** WHAT TO WORK ON **
Output each line of the material exactly as it stands.

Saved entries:

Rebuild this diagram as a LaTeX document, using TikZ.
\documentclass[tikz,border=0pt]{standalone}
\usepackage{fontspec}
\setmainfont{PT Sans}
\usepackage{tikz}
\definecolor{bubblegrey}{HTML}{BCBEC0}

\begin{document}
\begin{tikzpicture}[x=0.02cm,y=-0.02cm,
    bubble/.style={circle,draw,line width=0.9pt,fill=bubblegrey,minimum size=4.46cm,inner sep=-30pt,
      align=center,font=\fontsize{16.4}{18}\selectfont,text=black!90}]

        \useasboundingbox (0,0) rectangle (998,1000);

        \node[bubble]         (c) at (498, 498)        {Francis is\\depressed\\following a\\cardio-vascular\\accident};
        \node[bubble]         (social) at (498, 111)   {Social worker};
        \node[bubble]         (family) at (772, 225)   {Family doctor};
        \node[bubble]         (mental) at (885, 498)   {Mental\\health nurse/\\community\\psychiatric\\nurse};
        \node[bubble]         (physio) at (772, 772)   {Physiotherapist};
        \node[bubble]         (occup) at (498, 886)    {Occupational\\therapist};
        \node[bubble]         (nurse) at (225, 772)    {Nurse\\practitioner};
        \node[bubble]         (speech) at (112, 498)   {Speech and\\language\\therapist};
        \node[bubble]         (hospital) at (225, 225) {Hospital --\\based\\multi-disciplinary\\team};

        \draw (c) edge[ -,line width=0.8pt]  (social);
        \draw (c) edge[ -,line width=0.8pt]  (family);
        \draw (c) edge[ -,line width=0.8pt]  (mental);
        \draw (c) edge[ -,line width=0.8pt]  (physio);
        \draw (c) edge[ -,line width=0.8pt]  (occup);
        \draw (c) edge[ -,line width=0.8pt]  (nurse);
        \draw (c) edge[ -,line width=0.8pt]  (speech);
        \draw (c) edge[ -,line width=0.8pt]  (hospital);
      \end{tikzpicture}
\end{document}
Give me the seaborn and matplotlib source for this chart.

** WORKED ANSWER **
Rebuild this diagram as a LaTeX document, using TikZ.
\documentclass[tikz,border=0pt]{standalone}
\usepackage{fontspec}
\setmainfont{PT Sans}
\usepackage{tikz}
\definecolor{bubblegrey}{HTML}{BCBEC0}

\begin{document}
\begin{tikzpicture}[x=0.02cm,y=-0.02cm,
    bubble/.style={circle,draw,line width=0.9pt,fill=bubblegrey,minimum size=4.46cm,inner sep=-30pt,
      align=center,font=\fontsize{16.4}{18}\selectfont,text=black!90}]

        \useasboundingbox (0,0) rectangle (998,1000);

        \node[bubble]         (c) at (498, 498)        {Francis is\\depressed\\following a\\cardio-vascular\\accident};
        \node[bubble]         (social) at (498, 111)   {Social worker};
        \node[bubble]         (family) at (772, 225)   {Family doctor};
        \node[bubble]         (mental) at (885, 498)   {Mental\\health nurse/\\community\\psychiatric\\nurse};
        \node[bubble]         (physio) at (772, 772)   {Physiotherapist};
        \node[bubble]         (occup) at (498, 886)    {Occupational\\therapist};
        \node[bubble]         (nurse) at (225, 772)    {Nurse\\practitioner};
        \node[bubble]         (speech) at (112, 498)   {Speech and\\language\\therapist};
        \node[bubble]         (hospital) at (225, 225) {Hospital --\\based\\multi-disciplinary\\team};

        \draw (c) edge[ -,line width=0.8pt]  (social);
        \draw (c) edge[ -,line width=0.8pt]  (family);
        \draw (c) edge[ -,line width=0.8pt]  (mental);
        \draw (c) edge[ -,line width=0.8pt]  (physio);
        \draw (c) edge[ -,line width=0.8pt]  (occup);
        \draw (c) edge[ -,line width=0.8pt]  (nurse);
        \draw (c) edge[ -,line width=0.8pt]  (speech);
        \draw (c) edge[ -,line width=0.8pt]  (hospital);
      \end{tikzpicture}
\end{document}
Give me the seaborn and matplotlib source for this chart.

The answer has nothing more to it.